Exercise 1 – Alternate Lunges
Works – Glute Max, Hamstrings, Abdominals
Requires – Control, Hip flexor length, Power
Step by step:
– Maintain Pilates ‘Starting Position’
– Take a large stride with your left leg, placing your whole foot on the floor
– Allow your knee to bend so it is directly above your foot and ankle, while the alternate knee lowers to just above the floor
– Maintain the position for a brief second before pushing up through your left leg to return back to the starting position
– Repeat using alternate leg
– Keep upright at all times and don’t allow your trunk to lean forwards
– Try to control the movement as you lower down into the crouch, and then power back up when returning to the starting position
Try ‘Jumping Alternate Lunges’, in which you can jump from the crouch position on your left leg into the same position on your alternate leg (emphasising the control on the way down and the power on the leap)
Exercise 2 – Clam Shells
Works – Glute Medius, Core muscles
Requires – Hip strength and endurance, Control, Technique
Step by step:
– Adopt clam position (side lying, hips and knees bent, ankles together) and maintain Pilates ‘Starting Position’

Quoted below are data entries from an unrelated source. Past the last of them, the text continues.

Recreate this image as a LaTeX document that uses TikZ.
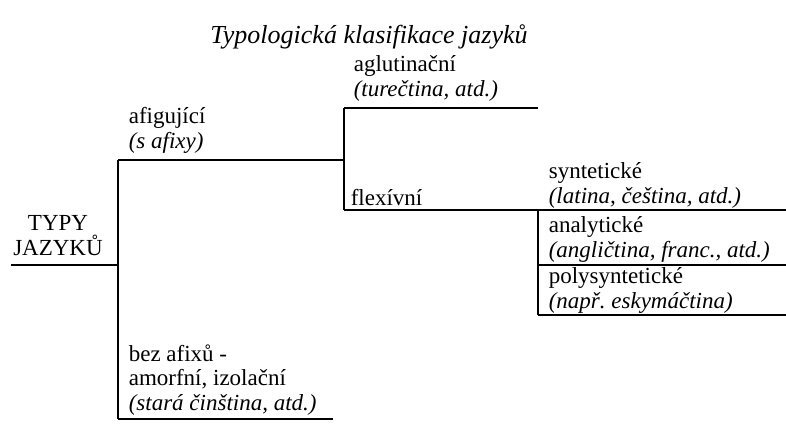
\documentclass[tikz,border=0pt]{standalone}
\usepackage{fontspec}
\setmainfont{Liberation Serif}
\usepackage{tikz}
\frenchspacing

\begin{document}
\begin{tikzpicture}[x=1pt, y=-1pt, line width=1.6pt,
  lbl/.style={anchor=base west, inner sep=0, align=left, font=\fontsize{23}{24.5}\selectfont}]
 \useasboundingbox (0,0) rectangle (786,431);
 \coordinate (root) at (11,265);
 \coordinate (fork) at (118,265);
 \coordinate (afigfork) at (118,160);
 \coordinate (bezfork) at (118,419);
 \coordinate (bezend) at (333,419);
 \coordinate (flexfork) at (344,160);
 \coordinate (aglfork) at (344,108);
 \coordinate (aglend) at (538,108);
 \coordinate (flexend) at (344,210);
 \coordinate (synend) at (786,210);
 \coordinate (anafork) at (538,210);
 \coordinate (anaend) at (538,265);
 \coordinate (anaright) at (786,265);
 \coordinate (polyend) at (538,315);
 \coordinate (polyright) at (786,315);
  \node [anchor=base, inner sep=0, font=\fontsize{26}{28}\selectfont\itshape] (title) at (369,43) {Typologická klasifikace jazyků};
  \node [lbl, anchor=base, align=center] (typy) at (58,255) {TYPY\\JAZYKŮ};
  \node [lbl] (afig) at (128,148) {afigující\\\textit{(s afixy)}};
  \node [lbl] (bez) at (128,410) {bez afixů -\\amorfní, izolační\\\textit{(stará činština, atd.)}};
  \node [lbl] (agl) at (353,96) {aglutinační\\\textit{(turečtina, atd.)}};
  \node [lbl] (flex) at (350,205) {flexívní};
  \node [lbl] (syn) at (548,203) {syntetické\\\textit{(latina, čeština, atd.)}};
  \node [lbl] (ana) at (548,257) {analytické\\\textit{(angličtina, franc., atd.)}};
  \node [lbl] (poly) at (548,308) {polysyntetické\\\textit{(např. eskymáčtina)}};
  \draw (root) -- (fork);
  \draw (afigfork) -- (bezfork);
  \draw (afigfork) -- (flexfork);
  \draw (bezfork) -- (bezend);
  \draw (aglfork) -- (flexend);
  \draw (aglfork) -- (aglend);
  \draw (flexend) -- (synend);
  \draw (anafork) -- (polyend);
  \draw (anaend) -- (anaright);
  \draw (polyend) -- (polyright);
\end{tikzpicture}
\end{document}
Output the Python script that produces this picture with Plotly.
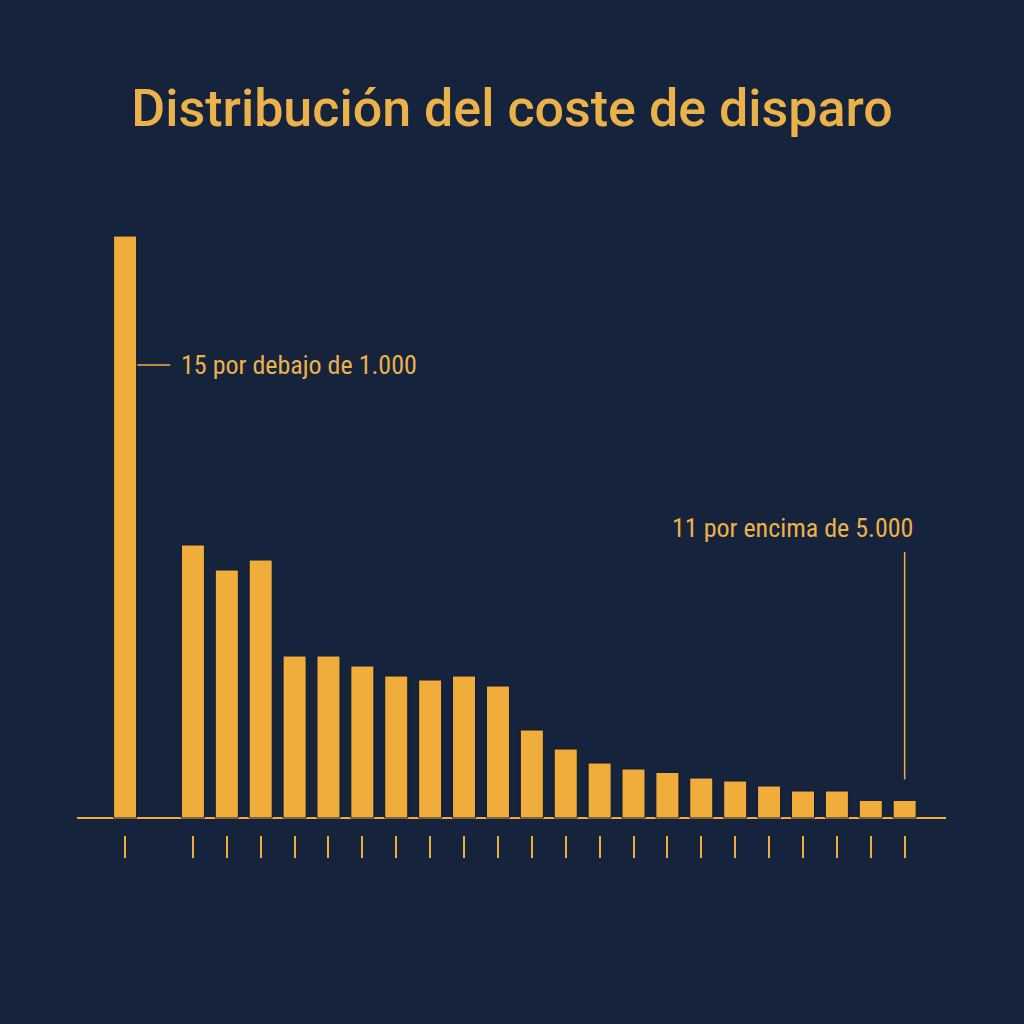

– Slowly allow you uppermost knee to move upwards, while keeping your ankles together and maintaining your hips above one another (don’t allow hips to fall backwards)
– Slight hold then slowly return to starting position and repeat
– Ensure pelvis and lower back stays still throughout
– You should feel the ‘burn’ in your bum muscles (behind your hip), if you feel it elsewhere then check your technique is correct before continuing
Try ‘Level 2 Clam Shells’ by adjusting the starting position so that both ankles are situated together at around six inches off the floor, and maintaining this position throughout.
Exercise 3 – High Knees to ‘Kick Off’
Works – Hip flexors, Hamstrings, Glutes
Requires – Hip flexor flexibility, Sequencing of movement, Power during take off
Step by step:
– Adopt Pilates ‘Start Position’ in standing
– Bring left hip up towards chest as high as possible
– After brief pause bring foot down towards ground before kicking out backwards and bringing your heel towards your bottom
– Repeat on same leg for 1 minute before changing sides
– Try to keep your trunk in the same upright position throughout
– Place the emphasis on controlling the upwards movement of your knee towards chests, before powerfully pushing through towards the floor and backwards
– You can allow your forefoot to contact the floor on the way through to mimic a running stride
Try adding in alternate arm-swings during the movement to further improve patterning. Or add ankle/wrist weights to increase resistance.
Exercise 4 – ‘I’s ‘Y’s and ‘W’s
Works – Scapula muscles, Rotator Cuff, Lat’s and lower trap’s
Requires – Chest expansion, Scapula control, Shoulder stabilisation
Step by step:
– Adopt Pilates ‘Starting Position’ in standing
– Slowly elevate both shoulders together so that they are reaching towards the ceiling (this is your ‘I’ position!)
– After a pause at the top, bring your arms apart so they are at a 45° angle (‘Y’ shape)
– From this position allow your elbows to come in towards your sides as far as comfortable to form a ‘W’ shape
– Return back to the starting position and repeat
– Concentrate on maintaining head/neck position, neutral pelvis and core activation throughout
– When moving from the ‘Y’ to the ‘W’ position, imagine each shoulder blade is being tucked into the opposite rear pocket of your trousers to allow full range of movement
Try holding a resistance band between each hand and maintaining the tension in the band when moving between positions. For a more advanced technique, attempt to complete the same exercise in prone lying with your head, neck and shoulders lifted slightly from the mat, while maintaining the Key Principles throughout the movement.
Exercise 5 – Shoulder Bridge
Works – Glutes, Core muscles, Erector spine, Abdominals, Hamstrings
Requires – Control, Hip/pelvis stabilisation, Core strength, Hip flexor flexibility
Step by step:
– Adopt Pilates ‘Starting Position’ in lying
– Bend your knees and bring your heels towards your bottom, so that your feet are resting on the floor around 1-2 hands lengths away from your hips
– Slowly begin to peel up your tailbone from the floor by pushing down through your feet and then allow the rest of your pelvis to follow
– Lift up until you reach your limit and then hold in this position while ensuring that your hips and pelvis remain as steady as possible
– Begin to lower back down towards the start position, ensuring your tailbone is the last place to make contact with the floor
– Repeat the exercise again
– The control of movement is essential- don’t try to bring yourself up or down too quickly
– If you feel that the exercise is targeting your hamstrings (more than your glutes), then try to bring your feet a little closer to your bottom
When your pelvis is up at the top try to slowly lift onto your toes with your left foot (whilst keeping the alternate foot in position) and then slowly back down again. Repeat on the alternate leg.
A further progression would see you lifting your leg out so it is outstretched in front of you and holding in this position, ensuring your hips and pelvis remain in position throughout and don’t drop downwards.